Anglo-American mine warfare ‘jigsaw’ ensures Allies are ready in Gulf

Britain and America threw the might of all their mine warfare forces into a major exercise in the Gulf.

The Royal Navy’s entire presence in the Middle East was committed on Mine Countermeasures Exercise 18-2, designed to see how the navies of Britain and the USA can combat the 21st-Century mine threat.

Three times a year, the UK and US merge their mine warfare forces in the Gulf to create a formidable task force capable of taking on advanced mine threats.

Exercise 18-2 (no.1 was actually held late in 2017) focused on a scenario similar to one naval forces dealt with in the 1980s during the so-called ‘tanker wars’ when the Gulf was sown with mines in an attempt to disrupt free trade and the stability of the region.

The combined task group was commanded from RFA Cardigan Bay – which normally serves as a mother ship for RN minehunters – by the Commander UK Mine Counter Measure Force, Commander Ashley Spencer and his 19-strong staff.

Under their direction in addition to the four RN ships stationed in Bahrain – HMS Ledbury, Middleton, Bangor and Blyth – were two robot minehunters, one American minehunter, British and American frogmen, specialist minehunting helicopters and a team of Royal Navy medics who set themselves up in Cardigan Bay’s sick bay, using the operating theatre and intensive care unit to show how the force would cope with mass casualties.

 

Cardigan Bay is awesome, offering me the space and flexibility to host and sustain a multitude of systems in a dynamic environment

Commander Ashley Spencer, Commander UK Mine Counter Measure Force

“As mine warfare experts, we never rest on our laurels,” Cdr Spencer explained. “Expeditions need access from sea to land and that’s our business.”

Leading the way as the exercise got under way were the Americans as unmanned boats of the US Mine Hunting Unit moved through suspected minefields, sparing divers the danger.

And ahead of crewless boats, giant MH-53 Sea Stallion helicopters, dragging side-scan sonars behind them, rapidly sweeping areas ahead of the minehunters and elite dive teams move in to clear underwater devices.

Both navies use either Seafox – a remote-controlled submersible – to identify and safely detonate a mine, or they send divers into the water to do the same, placing a small charge which is set off from a safe distance.

But not always.

“Conditions and weather weren’t with us, and the diving and mine recoveries were challenging to say the least, but we’ve been getting the job done,” said Diver David Kerrigan from HMS Ledbury.

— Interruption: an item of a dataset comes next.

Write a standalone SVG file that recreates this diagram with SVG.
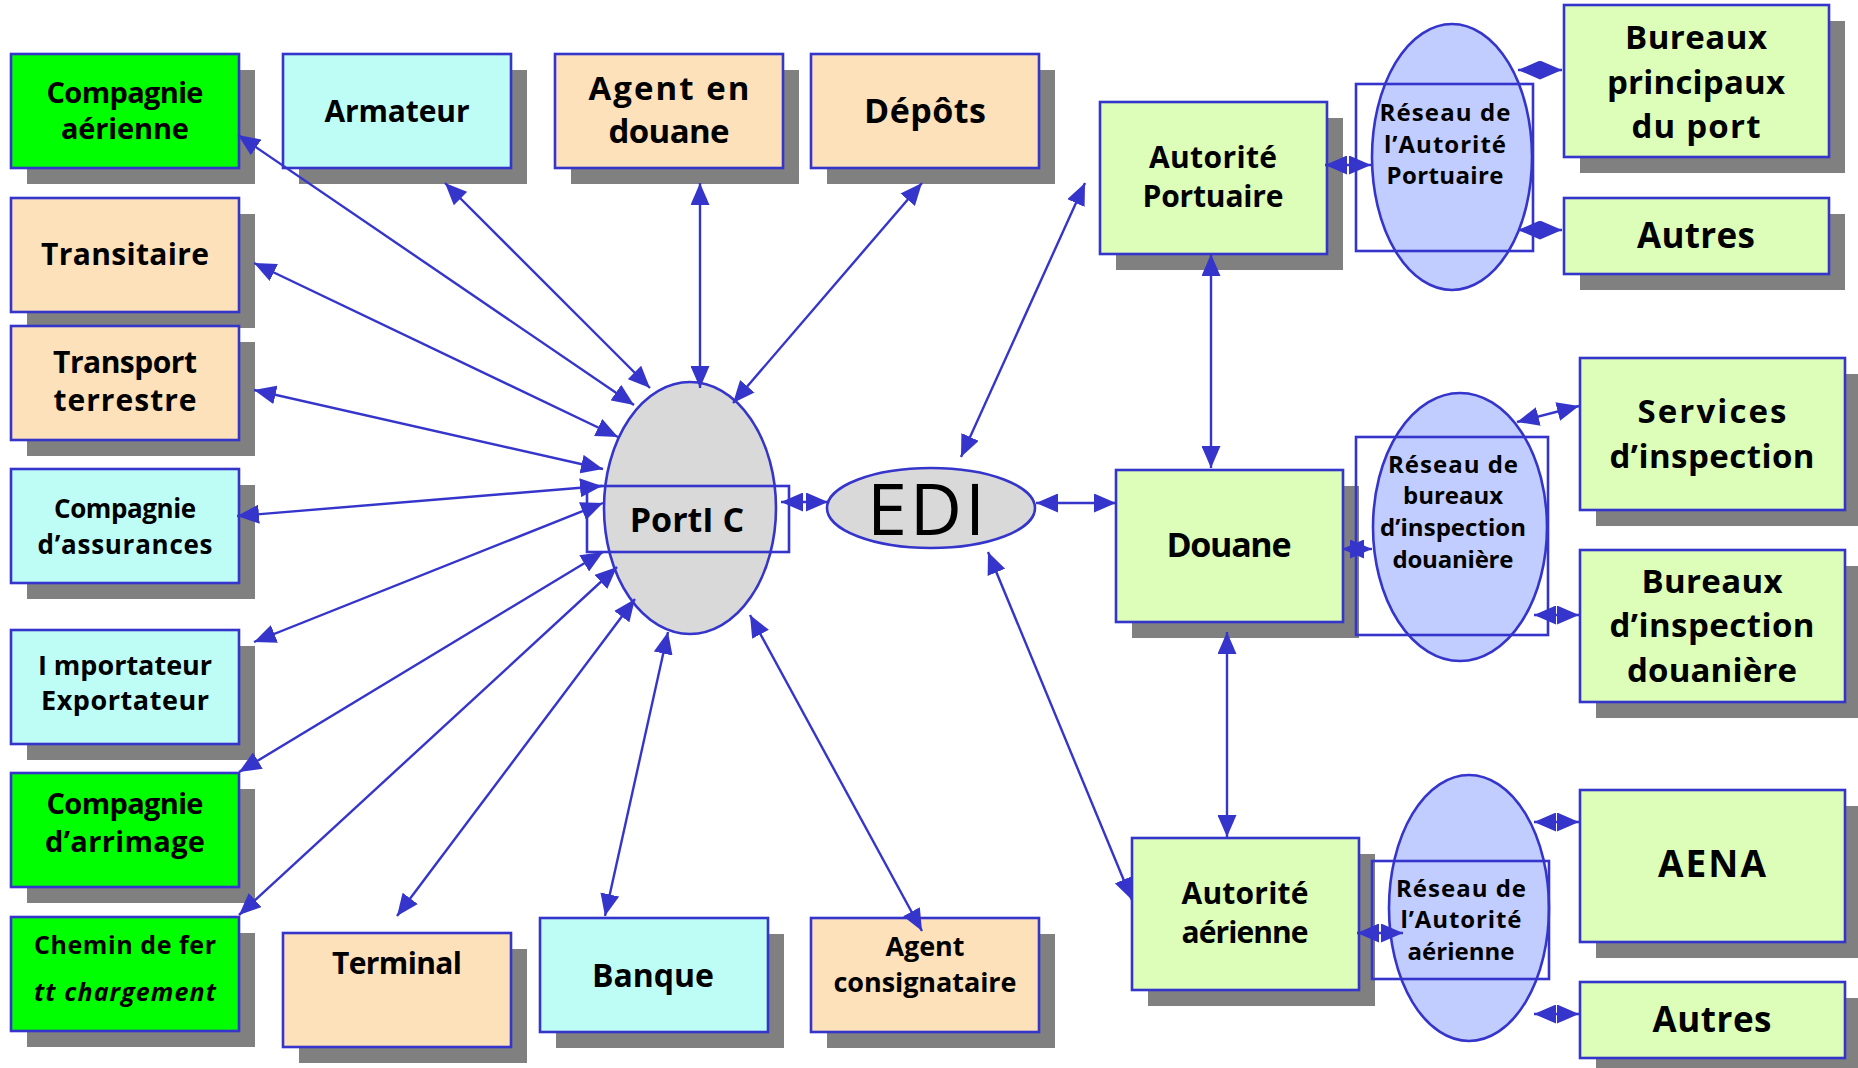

His ship – as did the others – used Cardigan Bay to take on extra fuel and supplies, ensuring they can stay out of port and remain in the hunt for extended periods.

“Cardigan Bay is awesome, offering me the space and flexibility to host and sustain a multitude of systems in a dynamic environment,” Cdr Spencer added.

“With new technologies embarked, my staff must piece together the warfare jigsaw of ships, aircraft, boats and unmanned systems to defeat a simulated mining event in the region. We are ready.”